Friday, February 12, 2010

Report Examines Adulteration, Counterfeiting of Products

The Grocery Manufacturers Association (GMA) and A.T. Kearny, very diligently lay out an excellent industry primer for the various members of the supply chain to learn about the impact and economics of adulteration and counterfeiting of products in a recently released study.

The report, Consumer Product Fraud: Deterrence and Detection, suggests that a shared library of ingredient data could reduce analytical costs and increase quality.

GMA and A.T. Kearny estimate the economic adulteration and counterfeiting of global food and consumer products is expected to cost their specific industry $10 to $15 billion a year.

Sales of counterfeit drugs world wide are estimated by the World Health Organization at reaching $75 billion in 2010.

According to the study, "the cost of one adulteration incident costs a company between 2% to 15% of its annual revenues depending upon the size of the company.

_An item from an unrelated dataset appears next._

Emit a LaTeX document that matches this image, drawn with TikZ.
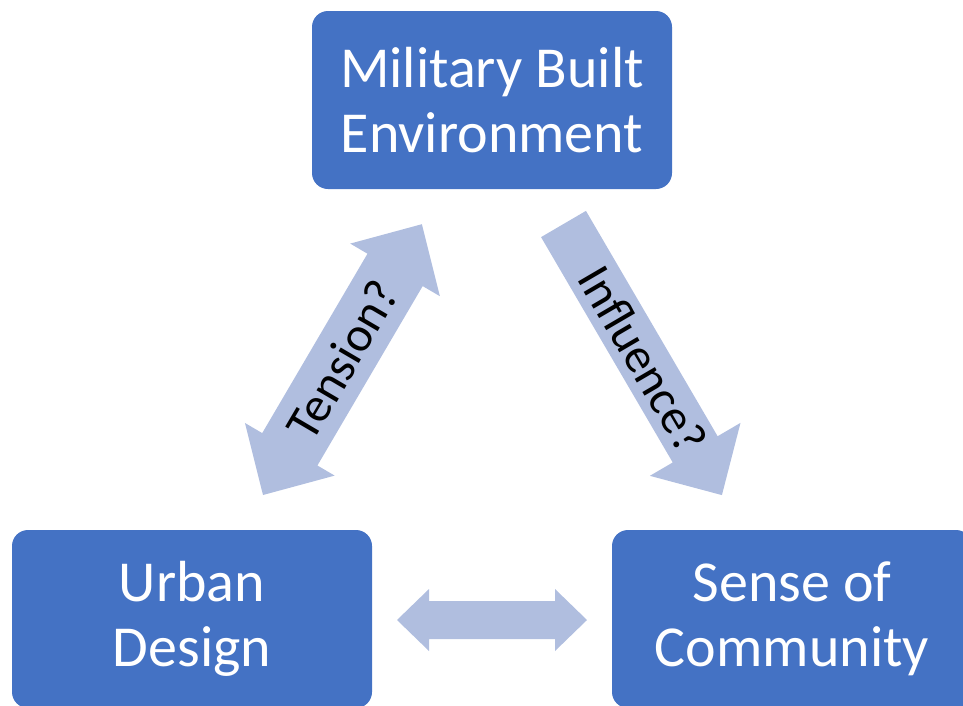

This translates to $400 million to a $10 billion dollar company and $60 million to a smaller $500 million dollar a year company."

The GMA study obviously centers primarily on the food and consumer products industry but has relevance and great insight for nearly all industry supply chains as it relates to effective strategies and the economics on counterfeit products. Much can be taken by other consumer related industries, like Pharma, including relevant statistics.

Secure Pharma Chain Blog highly recommends that all members of the supply chain, manufacturers, distributors and dispensers read this report as an introduction into crafting tactics and policy towards dealing with fraudulent, adulterated and counterfeit products.